Now on any ordinary day, if you said to me that a New York-themed bar heavy on dude food was simply not my thing, you’d be dead right.

But being shown around by the instigator of this enterprise, Steve Raftellis, I am won over by his drive and enthusiasm.

Steve is bringing his experience with similar outfits to bear with spectacular vision.

It’s fair to say that these fit-out photos will bear hardly any resemblance to the finished venue when it is opened some time in August, so ambitious are his plans for deocr and artwork.

Steve reckon he’s on to a good thing – and that includes the location.

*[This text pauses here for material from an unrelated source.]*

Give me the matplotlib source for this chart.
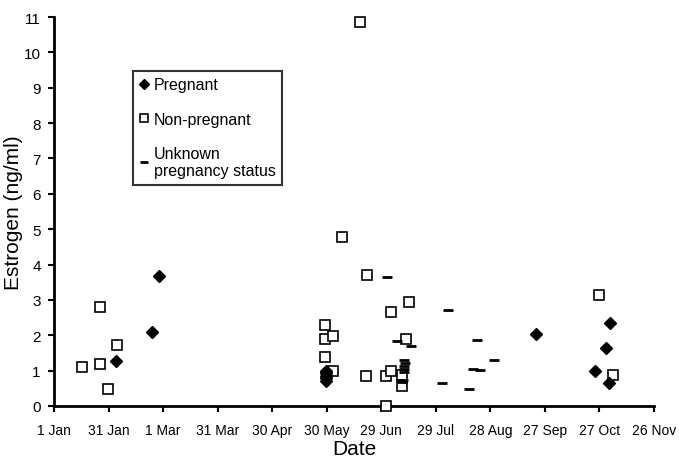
import matplotlib
matplotlib.use("Agg")
import matplotlib.pyplot as plt

plt.rcParams['font.family'] = ['Liberation Sans', 'DejaVu Sans']

# Day of year (1 Jan = 0) and estrogen (ng/ml)
preg_day = [33.9, 53.7, 57.6, 149.5, 149.5, 149.5, 149.5, 149.5, 265, 297.6, 303.6, 305, 306]
preg_val = [1.26, 2.10, 3.68, 1.0, 0.92, 0.85, 0.78, 0.72, 2.04, 0.99, 1.65, 0.66, 2.35]

nonp_day = [15.6, 25.3, 25.5, 29.5, 34.7, 149.2, 149.2, 153.6, 149.2, 153.6, 158.4, 168.3,
            172.4, 171.4, 182.4, 182.4, 185.4, 185.4, 193.4, 191.2, 191.2, 195.3, 300, 307.5]
nonp_val = [1.09, 2.80, 1.20, 0.48, 1.73, 2.29, 1.89, 1.97, 1.39, 0.99, 4.77, 10.87,
            3.70, 0.86, 0.86, 0.0, 2.67, 1.00, 1.89, 0.89, 0.57, 2.93, 3.14, 0.88]

unk_day = [183.3, 188.5, 196.6, 192.5, 193.0, 192.5, 192.5, 192.5, 192.0, 191.5,
           216.5, 213.4, 230.3, 234.3, 232.5, 228.3, 242.2]
unk_val = [3.65, 1.83, 1.70, 1.31, 1.21, 1.13, 1.06, 0.97, 0.74, 0.67,
           2.72, 0.66, 1.06, 1.02, 1.88, 0.49, 1.31]

tick_days = [0, 30, 60, 90, 120, 150, 180, 210, 240, 270, 300, 330]
tick_labels = ['1 Jan', '31 Jan', '1 Mar', '31 Mar', '30 Apr', '30 May', '29 Jun',
               '29 Jul', '28 Aug', '27 Sep', '27 Oct', '26 Nov']

fig = plt.figure(figsize=(6.79, 4.60), dpi=100)
ax = fig.add_axes([54/679, 1-407/460, 600/679, 389/460])

ax.plot(nonp_day, nonp_val, linestyle='none', marker='s', markersize=7,
        markerfacecolor='white', markeredgecolor='black', markeredgewidth=1.2,
        label='Non-pregnant', clip_on=False, zorder=3)
ax.plot(preg_day, preg_val, linestyle='none', marker='D', markersize=6,
        color='black', label='Pregnant', clip_on=False, zorder=4)
ax.plot(unk_day, unk_val, linestyle='none', marker='_', markersize=7.5,
        markeredgewidth=2, color='black', label='Unknown\npregnancy status',
        clip_on=False, zorder=4)

ax.set_xlim(0, 330)
ax.set_ylim(0, 11)
ax.set_xticks(tick_days)
ax.set_xticklabels(tick_labels)
ax.set_yticks(range(0, 12))

for s in ['top', 'right']:
    ax.spines[s].set_visible(False)
for s in ['left', 'bottom']:
    ax.spines[s].set_linewidth(2)
ax.tick_params(axis='both', direction='out', length=4, width=1.5)
ax.tick_params(axis='y', labelsize=11, pad=5.5)
ax.tick_params(axis='x', labelsize=10, pad=8)

ax.set_xlabel('Date', fontsize=15, va='baseline')
ax.xaxis.set_label_coords(0.5, (407 - 455) / 389)
ax.set_ylabel('Estrogen (ng/ml)', fontsize=15)
ax.yaxis.set_label_coords((23 - 54) / 600, 0.5)

handles, labels = ax.get_legend_handles_labels()
order = [1, 0, 2]
leg = ax.legend([handles[i] for i in order], [labels[i] for i in order],
                loc='upper left', bbox_to_anchor=(0.132, 0.861),
                frameon=True, fancybox=False, edgecolor='black', fontsize=11.5,
                handlelength=0.6, handletextpad=0.3, labelspacing=1.2,
                borderpad=0.4, borderaxespad=0, markerscale=0.8)
leg.get_frame().set_linewidth(1.5)

fig.savefig('out.png', dpi=100)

He wants to serve the greater west and even right up to Sunbury and Ballarat, access is easy and parking will be a breeze.

It’s a gamble surely, as all new businesses are, but Steve already has about 20 function bookings for December.

As he says, there’s a lot of sports clubs and other organisations around here.

It will be open 11am-midnight, seven days a week – with longer weekend hours on the agenda.

 

 

The ground floor of 5 NY Bite And Brew will feature a dining area with regular seating, a long bar backing on to the kitchen, booths …

 

 

… and a “VIP area”.

 

 

The stairs leading to the rooftop alfresco area will be done out in New York subway style.

 

 

And up on the roof, there will be more booths, a “rain forest” of plants and a bar constructed out of a shipping container.

There will be live music up here – and Steve assures me it will not be of the lame cover version variety.

Drinks and food?

I’m told there will be 100 US craft beers, 49 by American-style cocktails and 10 mega shakes.

CTS has been shown a provisional menu.

Here’s just some of the items included:

Pork belly “thingies”
Empanadas
Lobster mac n cheese
Buffalo wings
Loaded fries including curds and gravy
Coney Island and chilli dogs
Half a dozen burgers
Crispy chicken with velvet waffles and maple syrup
Beef and baby back ribs
Lobster roll

Bennie’s eyes lit up when saw that lot!

Steve tells me almost items will be priced from $5 to $25.